▶ **TASK DESCRIPTION**
Restate the data below word for word. Skip any images it contains.

:: PROVIDED DATA

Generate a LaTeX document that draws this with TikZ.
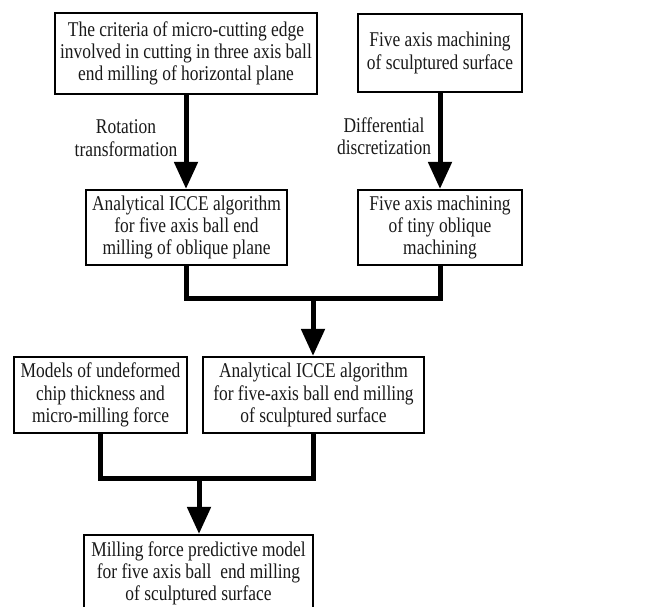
\documentclass[tikz,border=0pt]{standalone}
\usepackage{fontspec}
\setmainfont{Liberation Serif}[FakeStretch=0.83]
\usetikzlibrary{arrows.meta}
\begin{document}
\begin{tikzpicture}[x=1pt,y=-1pt,
  txt/.style={font=\fontsize{21}{22.3}\selectfont, align=center, text=black!90},
  box/.style={txt, draw, line width=2.2pt, inner sep=0pt},
  conn/.style={line width=5pt, line join=miter},
  arr/.style={line width=5pt, -{Triangle[width=23pt,length=27pt]}}]
\useasboundingbox (0,0) rectangle (651,606);
\clip (0,0) rectangle (651,606);
\node[box, minimum width=262pt, minimum height=81pt] (A) at (186,53.5)
  {The criteria of micro-cutting edge\\involved in cutting in three axis ball\\end milling of horizontal plane};
\node[box, minimum width=164pt, minimum height=78pt] (B) at (440,53)
  {Five axis machining\\of sculptured surface};
\node[box, minimum width=201pt, minimum height=75pt] (C) at (186.5,227.5)
  {Analytical ICCE algorithm\\for five axis ball end\\milling of oblique plane};
\node[box, minimum width=164pt, minimum height=75pt] (D) at (440,227.5)
  {Five axis machining\\of tiny oblique\\machining};
\node[box, minimum width=173pt, minimum height=76pt] (E) at (100.5,395)
  {Models of undeformed\\chip thickness and\\micro-milling force};
\node[box, minimum width=221pt, minimum height=76pt] (F) at (313.5,395)
  {Analytical ICCE algorithm\\for five-axis ball end milling\\of sculptured surface};
\node[box, minimum width=229pt, minimum height=77pt] (G) at (198.5,573.5)
  {Milling force predictive model\\for five axis ball\ \ end milling\\of sculptured surface};
\node[txt] (l1) at (126,138) {Rotation\\transformation};
\node[txt] (l2) at (384,136) {Differential\\discretization};
\draw[arr] (A.south) -- (A.south |- C.north);
\draw[arr] (B.south) -- (D.north);
\coordinate (m1) at (313,298);
\draw[conn] (C.south) |- (D.south |- m1) -- (D.south);
\draw[arr] (m1) -- (m1 |- F.north);
\coordinate (m2) at (199,478);
\draw[conn] (E.south) |- (F.south |- m2) -- (F.south);
\draw[arr] (m2) -- (m2 |- G.north);
\end{tikzpicture}
\end{document}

::::

▶ **SOLUTION TO THIS TASK**
Generate a LaTeX document that draws this with TikZ.
\documentclass[tikz,border=0pt]{standalone}
\usepackage{fontspec}
\setmainfont{Liberation Serif}[FakeStretch=0.83]
\usetikzlibrary{arrows.meta}
\begin{document}
\begin{tikzpicture}[x=1pt,y=-1pt,
  txt/.style={font=\fontsize{21}{22.3}\selectfont, align=center, text=black!90},
  box/.style={txt, draw, line width=2.2pt, inner sep=0pt},
  conn/.style={line width=5pt, line join=miter},
  arr/.style={line width=5pt, -{Triangle[width=23pt,length=27pt]}}]
\useasboundingbox (0,0) rectangle (651,606);
\clip (0,0) rectangle (651,606);
\node[box, minimum width=262pt, minimum height=81pt] (A) at (186,53.5)
  {The criteria of micro-cutting edge\\involved in cutting in three axis ball\\end milling of horizontal plane};
\node[box, minimum width=164pt, minimum height=78pt] (B) at (440,53)
  {Five axis machining\\of sculptured surface};
\node[box, minimum width=201pt, minimum height=75pt] (C) at (186.5,227.5)
  {Analytical ICCE algorithm\\for five axis ball end\\milling of oblique plane};
\node[box, minimum width=164pt, minimum height=75pt] (D) at (440,227.5)
  {Five axis machining\\of tiny oblique\\machining};
\node[box, minimum width=173pt, minimum height=76pt] (E) at (100.5,395)
  {Models of undeformed\\chip thickness and\\micro-milling force};
\node[box, minimum width=221pt, minimum height=76pt] (F) at (313.5,395)
  {Analytical ICCE algorithm\\for five-axis ball end milling\\of sculptured surface};
\node[box, minimum width=229pt, minimum height=77pt] (G) at (198.5,573.5)
  {Milling force predictive model\\for five axis ball\ \ end milling\\of sculptured surface};
\node[txt] (l1) at (126,138) {Rotation\\transformation};
\node[txt] (l2) at (384,136) {Differential\\discretization};
\draw[arr] (A.south) -- (A.south |- C.north);
\draw[arr] (B.south) -- (D.north);
\coordinate (m1) at (313,298);
\draw[conn] (C.south) |- (D.south |- m1) -- (D.south);
\draw[arr] (m1) -- (m1 |- F.north);
\coordinate (m2) at (199,478);
\draw[conn] (E.south) |- (F.south |- m2) -- (F.south);
\draw[arr] (m2) -- (m2 |- G.north);
\end{tikzpicture}
\end{document}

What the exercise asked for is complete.